Belastet wird die Apothekerbranche aber auch durch die fehlende Verfügbarkeit von Medikamenten. „Wer sein Medikament nicht in Apotheke A bekommt, der geht halt direkt zu Apotheke B oder C“, sagt Nicole Bludau. Hinzu kämen Probleme bei der Nachfolgeregelung. Für Jung-Apotheker stiegen die Übernahme- und Betriebskosten einer bestehenden Apotheke deutlich an. Eine Herausforderung stellt nicht zuletzt auch der Fachkräftemangel dar. So warnte die Bundesvereinigung Deutscher Apothekerverbände bereits im vergangenen Jahr davor, dass in den kommenden Jahren aufgrund des altersbedingten Ersatzbedarfs etwa 10.000 Apotheker fehlen würden.
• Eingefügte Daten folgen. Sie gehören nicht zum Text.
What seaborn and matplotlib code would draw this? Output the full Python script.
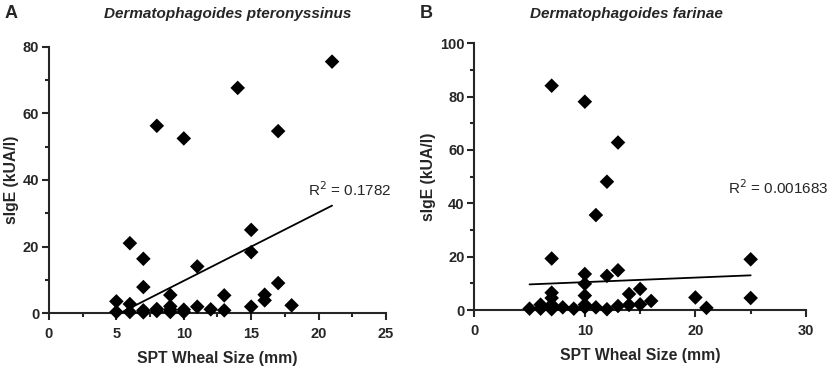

Politischer Gegenwind verschärft die Lage der Branche
Seit langem kämpfen die Apotheken um eine Anpassung der Honorare. Bislang vergeblich. Die Apotheken erhalten für jedes eingelöste Rezept reglementierte Sätze von den Krankenkassen. Im Gegenteil: Anfang des Jahres wurde die Erhöhung des Kassenabschlags von 1,77 auf 2,00 Euro pro verordnetem Medikament wirksam – nach Ansicht der Apotheker eine erhebliche Zusatzbelastung. Die letzte Erhöhung der Apothekerhonorare datiert auf das Jahr 2013 – und dies während die Tariflöhne in Apotheken, die Inflationsrate und die Betriebskosten zwischenzeitlich deutlich gestiegen sind.
Trotz der anhaltenden Schließungen und Insolvenzen scheint die Versorgung derzeit noch ausreichend. Derzeit kommen rein statistisch 23 Apotheken auf 100.000 Menschen. Insbesondere in den Innenstädten ist die Lage noch vergleichsweise komfortabel. „Aber der Komfort, die Apotheke gleich um die Ecke zu haben, geht insbesondere im ländlichen Raum wohl verloren“, schätzt Nicole Bludau. Schon heute klagen zahlreiche Regionen über den Verlust von Apotheken. Allerdings werde sich diese Entwicklung mittelfristig auch in den Innenstädten zeigen, nicht zuletzt durch die Verödung der City-Lagen und der damit einhergehenden Verringerung der Laufkundschaft.
Um konkurrenzfähig zu bleiben, ist es nach Ansicht der Atradius-Gesundheitsexpertin wichtig, dass sich die Apotheken stärker als bisher gegen drohende Risiken wappnen. So empfiehlt Nicole Bludau etwa mehr Engagement für die Stammkundschaft, etwa durch besondere Dienstleistungen, wie einen Auslieferungsservice. Gleichzeitig gelte es aus ihrer Sicht, das Fachpersonal zu halten.